May, 08(Agencies) — UD dollar was catching its breath op opening week after dropping spree last week, with traders turning their focus to U.S. inflation and bank lending data for the week ahead.
Sterling, which hovered at $1.2633, just below an 11-month high hit on Friday, was also in traders’ minds ahead of an expected Bank of England rate increase on Thursday.
The euro, which has rallied nearly 16% from September lows, was losing a little bit of momentum at $1.1021 and has struggled to break resistance at $1.11.
Yen slipped slightly, reflecting Friday’s move higher in U.S. bond yields that followed strong jobs data.
The dollar/yen was last 0.2% higher at 135.05.
Last week the Federal Reserve and the European Central Bank each raised rates by 25 basis points and offered varying degrees of caution about the outlook, which markets took as signals that rate rises are slowing or stopping.
U.S. interest rate futures are pricing about a one-third chance of a rate cut as soon as July, according to the CME FedWatch tool – even though stronger-than-forecast U.S. jobs data released on Friday suggests that might be premature.
“The Fed has tended to guide away from the possibility of rate cuts this year, which is somewhat at odds with a rates market which is pricing in cuts,” HSBC analysts said in a note.
“If the Fed is proved right over the course of 2023, then it will make it harder for the dollar decline to extend,” the analysts wrote. “But for the time being, the market is likely to run with the theme of a peak in Fed rates justifying a clear peak in the dollar.”
The U.S. dollar index dropped for a second week in a row last week, losing about 0.4%. The Antipodean currencies also logged solid gains last week, but remain short of clear breaks into new territory.

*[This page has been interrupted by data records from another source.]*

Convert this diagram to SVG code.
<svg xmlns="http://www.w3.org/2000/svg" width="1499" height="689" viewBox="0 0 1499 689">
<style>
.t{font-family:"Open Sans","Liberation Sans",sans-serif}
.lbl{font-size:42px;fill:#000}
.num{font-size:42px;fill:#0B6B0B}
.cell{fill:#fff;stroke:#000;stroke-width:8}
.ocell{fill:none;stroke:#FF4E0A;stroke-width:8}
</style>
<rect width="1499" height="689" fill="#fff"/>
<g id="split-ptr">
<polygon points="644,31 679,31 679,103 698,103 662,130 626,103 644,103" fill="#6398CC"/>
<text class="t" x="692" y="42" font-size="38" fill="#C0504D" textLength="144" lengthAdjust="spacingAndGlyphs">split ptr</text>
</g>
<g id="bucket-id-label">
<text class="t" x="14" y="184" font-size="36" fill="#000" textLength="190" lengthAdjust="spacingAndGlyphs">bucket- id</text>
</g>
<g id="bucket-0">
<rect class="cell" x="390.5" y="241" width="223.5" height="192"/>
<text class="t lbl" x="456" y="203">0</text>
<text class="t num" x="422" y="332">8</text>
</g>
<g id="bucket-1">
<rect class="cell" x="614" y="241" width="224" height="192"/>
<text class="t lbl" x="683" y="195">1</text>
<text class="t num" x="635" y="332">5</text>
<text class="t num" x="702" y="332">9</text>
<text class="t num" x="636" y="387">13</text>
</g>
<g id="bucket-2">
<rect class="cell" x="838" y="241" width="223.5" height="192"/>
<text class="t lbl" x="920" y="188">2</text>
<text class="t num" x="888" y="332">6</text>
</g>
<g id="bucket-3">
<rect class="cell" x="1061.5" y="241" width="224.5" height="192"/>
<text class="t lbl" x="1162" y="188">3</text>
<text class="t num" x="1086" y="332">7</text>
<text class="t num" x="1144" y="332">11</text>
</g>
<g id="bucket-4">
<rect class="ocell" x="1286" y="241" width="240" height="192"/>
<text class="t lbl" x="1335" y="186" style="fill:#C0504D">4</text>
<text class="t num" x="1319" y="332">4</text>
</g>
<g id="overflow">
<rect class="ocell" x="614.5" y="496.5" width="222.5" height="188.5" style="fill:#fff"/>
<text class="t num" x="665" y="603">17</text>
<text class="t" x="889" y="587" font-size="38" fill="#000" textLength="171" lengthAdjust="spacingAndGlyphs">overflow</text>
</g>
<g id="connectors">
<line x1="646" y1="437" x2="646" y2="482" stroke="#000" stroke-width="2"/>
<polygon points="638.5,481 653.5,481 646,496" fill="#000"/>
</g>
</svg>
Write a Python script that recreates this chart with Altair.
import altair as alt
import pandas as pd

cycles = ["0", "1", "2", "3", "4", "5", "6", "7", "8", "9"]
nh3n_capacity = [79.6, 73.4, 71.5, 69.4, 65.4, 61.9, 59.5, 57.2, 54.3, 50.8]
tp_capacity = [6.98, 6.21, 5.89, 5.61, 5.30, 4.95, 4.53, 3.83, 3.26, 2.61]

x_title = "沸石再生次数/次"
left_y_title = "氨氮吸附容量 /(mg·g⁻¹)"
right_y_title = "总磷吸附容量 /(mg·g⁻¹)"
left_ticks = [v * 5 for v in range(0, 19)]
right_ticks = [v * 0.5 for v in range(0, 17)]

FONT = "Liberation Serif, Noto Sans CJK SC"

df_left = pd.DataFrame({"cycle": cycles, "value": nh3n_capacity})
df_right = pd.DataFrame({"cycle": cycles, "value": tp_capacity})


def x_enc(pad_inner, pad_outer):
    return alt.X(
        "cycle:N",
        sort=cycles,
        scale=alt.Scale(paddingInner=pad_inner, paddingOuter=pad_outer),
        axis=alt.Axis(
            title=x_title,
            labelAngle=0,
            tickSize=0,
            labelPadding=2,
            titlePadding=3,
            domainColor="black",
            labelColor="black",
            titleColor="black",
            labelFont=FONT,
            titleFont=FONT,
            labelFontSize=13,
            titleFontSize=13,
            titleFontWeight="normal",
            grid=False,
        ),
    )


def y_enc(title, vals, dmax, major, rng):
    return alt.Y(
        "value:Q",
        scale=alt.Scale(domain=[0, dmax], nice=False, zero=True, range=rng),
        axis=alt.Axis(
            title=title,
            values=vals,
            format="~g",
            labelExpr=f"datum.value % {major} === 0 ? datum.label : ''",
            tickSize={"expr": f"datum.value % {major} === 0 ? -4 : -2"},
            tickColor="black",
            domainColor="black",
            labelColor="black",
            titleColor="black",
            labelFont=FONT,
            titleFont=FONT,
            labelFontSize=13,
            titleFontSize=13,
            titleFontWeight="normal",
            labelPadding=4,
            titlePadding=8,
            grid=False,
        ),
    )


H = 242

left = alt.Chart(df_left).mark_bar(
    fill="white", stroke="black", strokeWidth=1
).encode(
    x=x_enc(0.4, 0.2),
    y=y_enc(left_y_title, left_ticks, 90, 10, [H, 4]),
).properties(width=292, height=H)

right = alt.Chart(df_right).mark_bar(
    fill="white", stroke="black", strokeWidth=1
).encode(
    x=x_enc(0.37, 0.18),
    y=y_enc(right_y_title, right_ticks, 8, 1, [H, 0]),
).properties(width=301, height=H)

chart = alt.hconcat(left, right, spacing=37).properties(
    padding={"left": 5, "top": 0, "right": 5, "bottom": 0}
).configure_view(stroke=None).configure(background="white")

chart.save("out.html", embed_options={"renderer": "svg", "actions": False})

The Aussie dollar was steady at $0.6749 in early trade but faces a hurdle around $0.68. The New Zealand dollar held at $0.6298, with resistance around $0.6365.
Later Monday, the Fed’s loan officer survey might show whether and how hard banks are tightening up on credit after three U.S. lenders failed over recent weeks – which could weigh on the dollar if it puts downward pressure on interest rates.
Traders will also be watching headlines from Capitol Hill as lawmakers attempt to negotiate an impasse over the looming U.S. debt ceiling, with the Treasury Secretary warning the government might be unable to pay debts by June 1.
“There is a risk that regional bank issues could escalate, posing a broader risk to the financial system and taking the dollar (higher),” said Standard Chartered’s head of G10 FX research, Steve Englander.